The real reason Johansen won’t get paid

Ryan Johansen. Paul Vernon/AP

There are any number of NHL teams that would happily pay Ryan Johansen what he wants, or seems to want.

Don’t buy the nonsense that he still needs to prove what he is as an NHLer. Columbus knows what he is, agent Kurt Overhart knows what he is and every other club in the league knows what he is. He’s a blue-chip, 22-year-old, 6-foot-4 inch centre who was the fourth overall draft pick in his year and who has blossomed into a front-line player with 33 goals last season.

He’s the kind of young, franchise centre so many teams don’t have and would dearly love to find. But those teams can’t acquire Johansen’s playing rights, not really.

And anyways, that’s not the issue.

The issue is this increasingly awkward area that exists between the time a player like Johansen can be dictated to as far as what he earns, and the time when he does the dictating. Teams look to “bridge” contracts as a way to get from the first place to the second; players and agents look at those contracts as unreasonably restricting salaries and are chafing under these restraints.

See Subban, P.K., for a handy reference.

Layered on top of this, meanwhile, is the reality that the manner in which the NHL pays its players continues to make little sense, particularly for the talented and very good players, like Johansen.

Next season, the NHL’s maximum salary will be closing in on $14 million, and only Nashville’s Shea Weber ($14 million) is at that level. Sidney Crosby ($12 million) is close, while seven others make more than $10 million and the rest of the league is below that.

Less than 30 players make 50 per cent of the league max, an interesting figure which suggests that it’s not that the Blue Jackets can’t afford to compensate Johansen. It’s that they can’t afford to pay him within the budget they’ve had to set because of the money-losing seasons the team has experienced of late in a small market, and because players of much less impact and importance on their team are paid too much.

Columbus can’t, or won’t, pay Johansen $5 million or $6 million because it’s paying Nick Foligno, to pick one player, more than $3 million.

Elsewhere, Boston is also struggling to fix it’s payroll problems caused by a variety of issues, including the fact Marc Savard’s salary is still on the books, but also because Chris Kelly is making $3 million and Johnny Boychuk more than that.

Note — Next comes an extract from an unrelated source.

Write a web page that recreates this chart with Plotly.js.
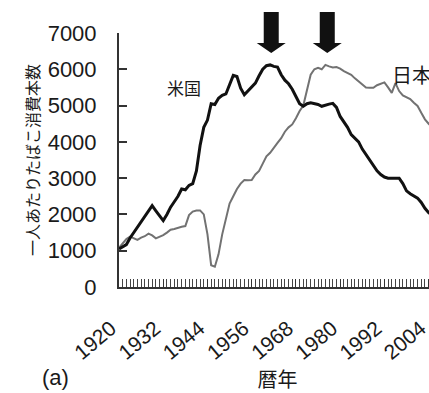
<!DOCTYPE html>
<html>
<head>
<meta charset="utf-8">
<script src="https://cdn.plot.ly/plotly-3.0.1.min.js"></script>
<style>
  html, body { margin: 0; padding: 0; overflow: hidden; background: #fff; }
  #chart { width: 440px; height: 393px; }
</style>
</head>
<body>
<div id="chart"></div>
<script>
// Per-capita cigarette consumption, 1920-2005
const years = [];
for (let y = 1920; y <= 2005; y++) years.push(y);

const usa = [
  1050, 1100, 1170, 1350, 1500, 1650, 1800, 1950, 2100, 2240,
  2100, 1950, 1830, 2000, 2200, 2350, 2500, 2700, 2680, 2800,
  2850, 3200, 3900, 4400, 4600, 5050, 5030, 5200, 5280, 5320,
  5550, 5830, 5800, 5480, 5300, 5400, 5500, 5620, 5820, 6000,
  6100, 6120, 6080, 6060, 5850, 5700, 5600, 5450, 5250, 5050,
  4980, 5050, 5075, 5050, 5030, 4980, 5020, 5040, 5060, 4950,
  4700, 4550, 4400, 4200, 4100, 4000, 3800, 3650, 3480, 3330,
  3200, 3100, 3030, 3000, 3000, 2990, 3000, 2850, 2650, 2570,
  2500, 2450, 2330, 2170, 2050, 1980
];

const japan = [
  1080, 1200, 1320, 1390, 1340, 1300, 1360, 1400, 1470, 1420,
  1340, 1380, 1430, 1500, 1580, 1600, 1640, 1660, 1680, 1980,
  2080, 2110, 2110, 2000, 1450, 600, 560, 900, 1450, 1900,
  2300, 2500, 2700, 2850, 2950, 2940, 2950, 3100, 3200, 3400,
  3600, 3700, 3850, 3970, 4100, 4280, 4400, 4480, 4650, 4850,
  5000, 5450, 5850, 6000, 6040, 6000, 6120, 6080, 6050, 6060,
  6020, 5950, 5900, 5850, 5750, 5670, 5580, 5500, 5490, 5490,
  5560, 5600, 5640, 5500, 5350, 5620, 5400, 5280, 5230, 5180,
  5080, 4990, 4800, 4620, 4500, 4400
];

const labelYears = [1920, 1932, 1944, 1956, 1968, 1980, 1992, 2004];
const peakYears = [1961.3, 1976.5];   // downward arrows above the two peaks

const X0 = 1920, X1 = 2006;
const font = "Liberation Sans, Arial, 'Noto Sans CJK JP', sans-serif";
const jfont = "'Noto Sans CJK JP', sans-serif";

// block arrows drawn in paper coordinates
function arrowPath(year) {
  const c = (year - X0) / (X1 - X0);
  const sw = 7.5 / 317, hw = 14.5 / 317;
  const top = 1.083, neck = 0.961, tip = 0.921;
  return `M ${c - sw},${top} L ${c + sw},${top} L ${c + sw},${neck} L ${c + hw},${neck} ` +
         `L ${c},${tip} L ${c - hw},${neck} L ${c - sw},${neck} Z`;
}

const traces = [
  { x: years, y: japan, mode: 'lines', name: '日本',
    line: { color: '#727272', width: 2 }, hoverinfo: 'x+y' },
  { x: years, y: usa, mode: 'lines', name: '米国',
    line: { color: '#111', width: 3 }, hoverinfo: 'x+y' }
];

const layout = {
  width: 440, height: 393,
  margin: { l: 119, r: 4, t: 33, b: 106 },
  paper_bgcolor: '#fff', plot_bgcolor: '#fff',
  showlegend: false,
  font: { family: font, size: 22, color: '#1a1a1a' },
  xaxis: {
    range: [X0, X1],
    tickmode: 'array',
    tickvals: labelYears,
    ticktext: labelYears.map(String),
    tickangle: -40,
    ticks: 'inside', ticklen: 8, tickwidth: 1, tickcolor: '#333',
    minor: { dtick: 1, tick0: 1920, ticks: 'inside', ticklen: 8, tickwidth: 1, tickcolor: '#444', showgrid: false },
    showline: true, linecolor: '#333', linewidth: 2,
    showgrid: false, zeroline: false,
    ticklabelstandoff: 19,
    ticklabelshift: -8,
    tickfont: { family: font, size: 21, color: '#1a1a1a' },
    title: { text: '暦年', font: { family: jfont, size: 20, color: '#1a1a1a' }, standoff: 12 }
  },
  yaxis: {
    range: [0, 7000],
    tickvals: [0, 1000, 2000, 3000, 4000, 5000, 6000, 7000],
    ticks: 'inside', ticklen: 8, tickwidth: 2, tickcolor: '#333',
    showline: true, linecolor: '#333', linewidth: 2,
    showgrid: false, zeroline: false,
    ticklabelstandoff: 16,
    tickfont: { family: font, size: 22, color: '#1a1a1a' },
    title: { text: '一人あたりたばこ消費本数', font: { family: jfont, size: 16, color: '#1a1a1a' }, standoff: 4 }
  },
  shapes: peakYears.map(yr => ({
    type: 'path', xref: 'paper', yref: 'paper', path: arrowPath(yr),
    fillcolor: '#111', line: { width: 0 }
  })),
  annotations: [
    { x: 1937.5, y: 5510, xref: 'x', yref: 'y', text: '米国', showarrow: false,
      font: { family: jfont, size: 17, color: '#1a1a1a' } },
    { x: 1993.6, y: 5870, xref: 'x', yref: 'y', text: '日本', showarrow: false, xanchor: 'left',
      font: { family: jfont, size: 20, color: '#1a1a1a' } },
    { x: -0.25, y: -0.413, xref: 'paper', yref: 'paper', text: '(a)', showarrow: false, xanchor: 'left',
      font: { family: font, size: 22, color: '#1a1a1a' } }
  ]
};

Plotly.newPlot('chart', traces, layout, { displayModeBar: false, staticPlot: true });
</script>
</body>
</html>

Every team, not just Columbus, has to deal with this. The Maple Leafs had to squeeze Nazem Kadri last year because they were paying Nik Kulemin and David Clarkson far too much. The Oilers have joined this group by paying substantial salaries to players like Nikita Nikitin and Benoit Pouliot, which will create a tricky problem for Edmonton when it comes to figuring out Nail Yakupov’s salary next summer.

The middle class, as a general rule, is simply paid far too much in the NHL today. It’s not that these players aren’t good athletes or quality teammates, but they are generally replaceable, and they don’t contribute anywhere close to that which the top players contribute.

So teams like Columbus have to hold the line with players like Johansen, and they’ll demonize the agent while trying not to alienate the player to do that. The Canadiens pretty much knew what they had in Subban – he won the Norris Trophy in the first year of his “bridge” deal – but needed to suppress his earning power because they, like all other clubs, are paying too many non-star players in that $2-4 million range.

To the public, and to the player, teams sell the notion that the best must take less in order to help the team be more competitive. The correct and sensible model for the NHL would be to have more players at the max or close to it, and more players below $2 million. Why should Crosby take less so Nick Spaling, for example, can make $2.2 million?

Few players can do what Johansen does. Many can do what Foligno does, not to pick on him, but to use him as an example.

But salaries in the NHL, as a general rule, don’t differentiate nearly enough between the special players and the ordinary ones.

Which is how we got here with Johansen.